§ Stated goal: Leave out the pictures; transcribe all else exactly.

§ Data block:
┌──

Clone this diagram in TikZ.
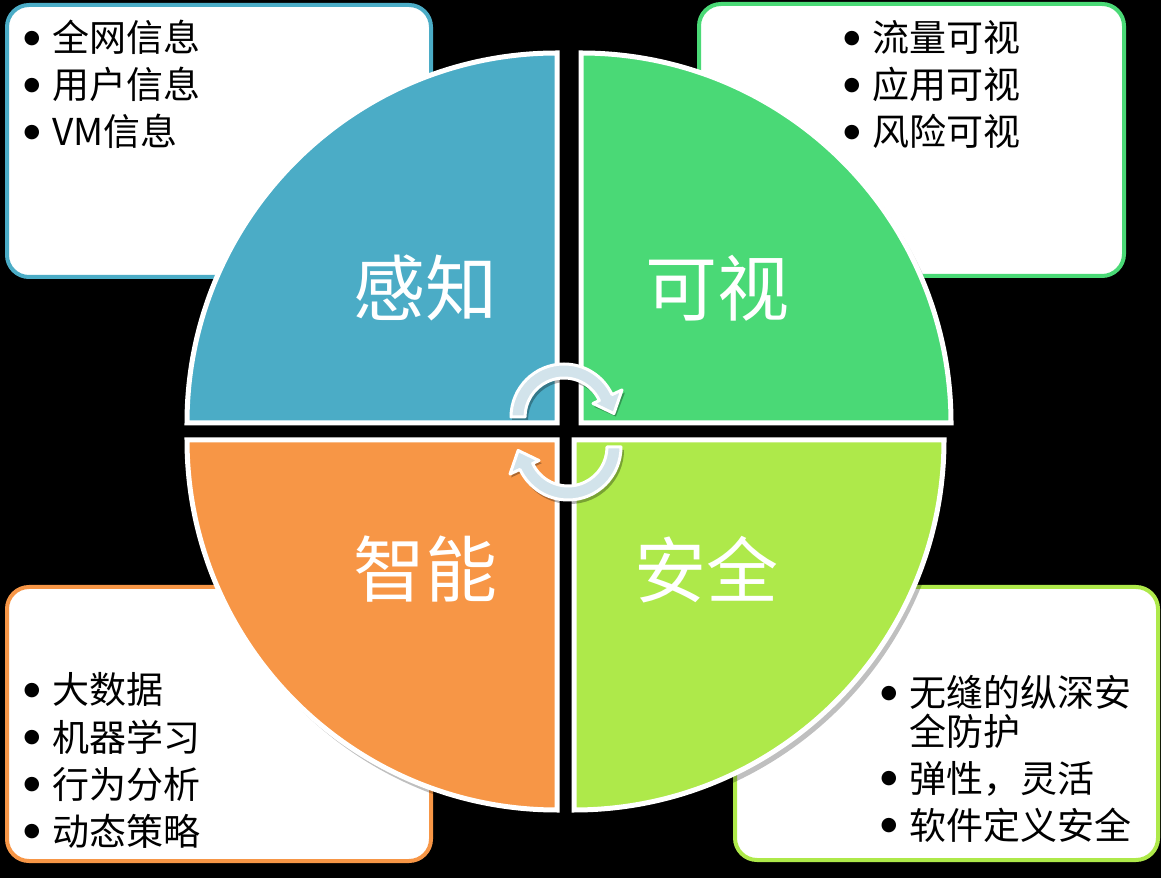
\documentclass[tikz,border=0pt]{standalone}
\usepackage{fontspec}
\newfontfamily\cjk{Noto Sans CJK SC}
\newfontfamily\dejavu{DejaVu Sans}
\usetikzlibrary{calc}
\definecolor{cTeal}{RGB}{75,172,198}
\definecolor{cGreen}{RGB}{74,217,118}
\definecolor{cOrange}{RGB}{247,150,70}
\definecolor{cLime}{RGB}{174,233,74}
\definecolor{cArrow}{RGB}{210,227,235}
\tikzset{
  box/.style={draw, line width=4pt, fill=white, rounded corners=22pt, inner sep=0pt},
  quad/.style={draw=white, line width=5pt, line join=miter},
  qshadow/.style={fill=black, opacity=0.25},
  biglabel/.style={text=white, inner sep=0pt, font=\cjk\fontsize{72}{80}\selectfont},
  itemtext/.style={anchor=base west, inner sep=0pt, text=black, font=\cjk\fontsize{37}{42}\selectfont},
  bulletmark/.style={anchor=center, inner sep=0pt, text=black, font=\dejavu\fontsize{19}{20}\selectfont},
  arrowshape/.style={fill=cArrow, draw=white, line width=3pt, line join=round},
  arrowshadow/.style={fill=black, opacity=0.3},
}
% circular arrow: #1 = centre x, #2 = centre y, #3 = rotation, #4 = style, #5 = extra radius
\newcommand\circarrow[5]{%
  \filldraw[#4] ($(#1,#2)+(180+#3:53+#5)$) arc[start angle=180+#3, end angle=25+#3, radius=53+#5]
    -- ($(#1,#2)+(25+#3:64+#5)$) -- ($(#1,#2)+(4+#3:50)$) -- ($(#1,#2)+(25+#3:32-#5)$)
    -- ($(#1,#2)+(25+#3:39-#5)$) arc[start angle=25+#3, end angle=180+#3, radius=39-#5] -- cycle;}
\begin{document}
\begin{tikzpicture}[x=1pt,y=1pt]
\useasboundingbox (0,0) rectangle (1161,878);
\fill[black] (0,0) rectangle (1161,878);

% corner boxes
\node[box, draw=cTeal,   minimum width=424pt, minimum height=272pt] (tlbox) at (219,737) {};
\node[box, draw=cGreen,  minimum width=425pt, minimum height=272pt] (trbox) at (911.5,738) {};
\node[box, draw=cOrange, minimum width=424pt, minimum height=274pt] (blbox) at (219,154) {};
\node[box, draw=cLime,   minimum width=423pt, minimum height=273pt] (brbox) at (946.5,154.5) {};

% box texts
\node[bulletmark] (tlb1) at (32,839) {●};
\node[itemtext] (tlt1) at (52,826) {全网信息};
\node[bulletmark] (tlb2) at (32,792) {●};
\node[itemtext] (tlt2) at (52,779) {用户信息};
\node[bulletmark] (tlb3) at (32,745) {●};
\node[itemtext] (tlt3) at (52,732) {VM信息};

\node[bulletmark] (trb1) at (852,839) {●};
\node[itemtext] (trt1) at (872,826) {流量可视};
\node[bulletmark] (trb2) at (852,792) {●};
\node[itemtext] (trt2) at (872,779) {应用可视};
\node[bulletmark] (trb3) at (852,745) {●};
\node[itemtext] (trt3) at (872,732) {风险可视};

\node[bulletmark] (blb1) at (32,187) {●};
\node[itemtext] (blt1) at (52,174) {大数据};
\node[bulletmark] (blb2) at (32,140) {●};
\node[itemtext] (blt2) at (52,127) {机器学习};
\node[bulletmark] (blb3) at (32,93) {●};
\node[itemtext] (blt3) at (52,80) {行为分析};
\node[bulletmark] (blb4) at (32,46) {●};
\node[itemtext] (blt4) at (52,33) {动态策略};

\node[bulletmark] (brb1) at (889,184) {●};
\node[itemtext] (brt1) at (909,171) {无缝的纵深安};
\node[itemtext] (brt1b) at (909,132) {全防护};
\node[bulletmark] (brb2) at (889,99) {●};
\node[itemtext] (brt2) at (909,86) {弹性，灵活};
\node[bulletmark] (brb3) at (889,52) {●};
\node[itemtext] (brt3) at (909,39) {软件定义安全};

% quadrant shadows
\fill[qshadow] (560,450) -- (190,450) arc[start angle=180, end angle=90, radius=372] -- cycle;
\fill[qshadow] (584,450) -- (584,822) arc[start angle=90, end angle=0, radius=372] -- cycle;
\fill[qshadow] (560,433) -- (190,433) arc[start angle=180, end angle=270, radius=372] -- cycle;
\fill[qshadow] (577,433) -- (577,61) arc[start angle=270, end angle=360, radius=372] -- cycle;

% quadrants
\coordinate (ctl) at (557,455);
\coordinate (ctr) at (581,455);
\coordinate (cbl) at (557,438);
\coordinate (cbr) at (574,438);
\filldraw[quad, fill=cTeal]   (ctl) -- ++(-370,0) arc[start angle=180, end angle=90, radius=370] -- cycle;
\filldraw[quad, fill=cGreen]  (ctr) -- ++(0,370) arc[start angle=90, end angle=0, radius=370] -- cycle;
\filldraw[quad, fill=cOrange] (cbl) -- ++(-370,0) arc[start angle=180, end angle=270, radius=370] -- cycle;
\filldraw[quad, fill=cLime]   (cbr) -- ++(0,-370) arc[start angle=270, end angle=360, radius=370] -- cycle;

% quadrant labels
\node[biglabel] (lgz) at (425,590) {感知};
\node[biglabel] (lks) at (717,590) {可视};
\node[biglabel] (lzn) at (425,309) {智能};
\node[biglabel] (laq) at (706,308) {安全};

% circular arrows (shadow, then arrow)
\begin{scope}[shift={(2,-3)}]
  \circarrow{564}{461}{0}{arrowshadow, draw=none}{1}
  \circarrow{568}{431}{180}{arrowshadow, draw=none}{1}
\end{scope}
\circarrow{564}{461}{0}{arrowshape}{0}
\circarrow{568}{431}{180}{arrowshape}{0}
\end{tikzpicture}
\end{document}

└──

§ Written solution:
Clone this diagram in TikZ.
\documentclass[tikz,border=0pt]{standalone}
\usepackage{fontspec}
\newfontfamily\cjk{Noto Sans CJK SC}
\newfontfamily\dejavu{DejaVu Sans}
\usetikzlibrary{calc}
\definecolor{cTeal}{RGB}{75,172,198}
\definecolor{cGreen}{RGB}{74,217,118}
\definecolor{cOrange}{RGB}{247,150,70}
\definecolor{cLime}{RGB}{174,233,74}
\definecolor{cArrow}{RGB}{210,227,235}
\tikzset{
  box/.style={draw, line width=4pt, fill=white, rounded corners=22pt, inner sep=0pt},
  quad/.style={draw=white, line width=5pt, line join=miter},
  qshadow/.style={fill=black, opacity=0.25},
  biglabel/.style={text=white, inner sep=0pt, font=\cjk\fontsize{72}{80}\selectfont},
  itemtext/.style={anchor=base west, inner sep=0pt, text=black, font=\cjk\fontsize{37}{42}\selectfont},
  bulletmark/.style={anchor=center, inner sep=0pt, text=black, font=\dejavu\fontsize{19}{20}\selectfont},
  arrowshape/.style={fill=cArrow, draw=white, line width=3pt, line join=round},
  arrowshadow/.style={fill=black, opacity=0.3},
}
% circular arrow: #1 = centre x, #2 = centre y, #3 = rotation, #4 = style, #5 = extra radius
\newcommand\circarrow[5]{%
  \filldraw[#4] ($(#1,#2)+(180+#3:53+#5)$) arc[start angle=180+#3, end angle=25+#3, radius=53+#5]
    -- ($(#1,#2)+(25+#3:64+#5)$) -- ($(#1,#2)+(4+#3:50)$) -- ($(#1,#2)+(25+#3:32-#5)$)
    -- ($(#1,#2)+(25+#3:39-#5)$) arc[start angle=25+#3, end angle=180+#3, radius=39-#5] -- cycle;}
\begin{document}
\begin{tikzpicture}[x=1pt,y=1pt]
\useasboundingbox (0,0) rectangle (1161,878);
\fill[black] (0,0) rectangle (1161,878);

% corner boxes
\node[box, draw=cTeal,   minimum width=424pt, minimum height=272pt] (tlbox) at (219,737) {};
\node[box, draw=cGreen,  minimum width=425pt, minimum height=272pt] (trbox) at (911.5,738) {};
\node[box, draw=cOrange, minimum width=424pt, minimum height=274pt] (blbox) at (219,154) {};
\node[box, draw=cLime,   minimum width=423pt, minimum height=273pt] (brbox) at (946.5,154.5) {};

% box texts
\node[bulletmark] (tlb1) at (32,839) {●};
\node[itemtext] (tlt1) at (52,826) {全网信息};
\node[bulletmark] (tlb2) at (32,792) {●};
\node[itemtext] (tlt2) at (52,779) {用户信息};
\node[bulletmark] (tlb3) at (32,745) {●};
\node[itemtext] (tlt3) at (52,732) {VM信息};

\node[bulletmark] (trb1) at (852,839) {●};
\node[itemtext] (trt1) at (872,826) {流量可视};
\node[bulletmark] (trb2) at (852,792) {●};
\node[itemtext] (trt2) at (872,779) {应用可视};
\node[bulletmark] (trb3) at (852,745) {●};
\node[itemtext] (trt3) at (872,732) {风险可视};

\node[bulletmark] (blb1) at (32,187) {●};
\node[itemtext] (blt1) at (52,174) {大数据};
\node[bulletmark] (blb2) at (32,140) {●};
\node[itemtext] (blt2) at (52,127) {机器学习};
\node[bulletmark] (blb3) at (32,93) {●};
\node[itemtext] (blt3) at (52,80) {行为分析};
\node[bulletmark] (blb4) at (32,46) {●};
\node[itemtext] (blt4) at (52,33) {动态策略};

\node[bulletmark] (brb1) at (889,184) {●};
\node[itemtext] (brt1) at (909,171) {无缝的纵深安};
\node[itemtext] (brt1b) at (909,132) {全防护};
\node[bulletmark] (brb2) at (889,99) {●};
\node[itemtext] (brt2) at (909,86) {弹性，灵活};
\node[bulletmark] (brb3) at (889,52) {●};
\node[itemtext] (brt3) at (909,39) {软件定义安全};

% quadrant shadows
\fill[qshadow] (560,450) -- (190,450) arc[start angle=180, end angle=90, radius=372] -- cycle;
\fill[qshadow] (584,450) -- (584,822) arc[start angle=90, end angle=0, radius=372] -- cycle;
\fill[qshadow] (560,433) -- (190,433) arc[start angle=180, end angle=270, radius=372] -- cycle;
\fill[qshadow] (577,433) -- (577,61) arc[start angle=270, end angle=360, radius=372] -- cycle;

% quadrants
\coordinate (ctl) at (557,455);
\coordinate (ctr) at (581,455);
\coordinate (cbl) at (557,438);
\coordinate (cbr) at (574,438);
\filldraw[quad, fill=cTeal]   (ctl) -- ++(-370,0) arc[start angle=180, end angle=90, radius=370] -- cycle;
\filldraw[quad, fill=cGreen]  (ctr) -- ++(0,370) arc[start angle=90, end angle=0, radius=370] -- cycle;
\filldraw[quad, fill=cOrange] (cbl) -- ++(-370,0) arc[start angle=180, end angle=270, radius=370] -- cycle;
\filldraw[quad, fill=cLime]   (cbr) -- ++(0,-370) arc[start angle=270, end angle=360, radius=370] -- cycle;

% quadrant labels
\node[biglabel] (lgz) at (425,590) {感知};
\node[biglabel] (lks) at (717,590) {可视};
\node[biglabel] (lzn) at (425,309) {智能};
\node[biglabel] (laq) at (706,308) {安全};

% circular arrows (shadow, then arrow)
\begin{scope}[shift={(2,-3)}]
  \circarrow{564}{461}{0}{arrowshadow, draw=none}{1}
  \circarrow{568}{431}{180}{arrowshadow, draw=none}{1}
\end{scope}
\circarrow{564}{461}{0}{arrowshape}{0}
\circarrow{568}{431}{180}{arrowshape}{0}
\end{tikzpicture}
\end{document}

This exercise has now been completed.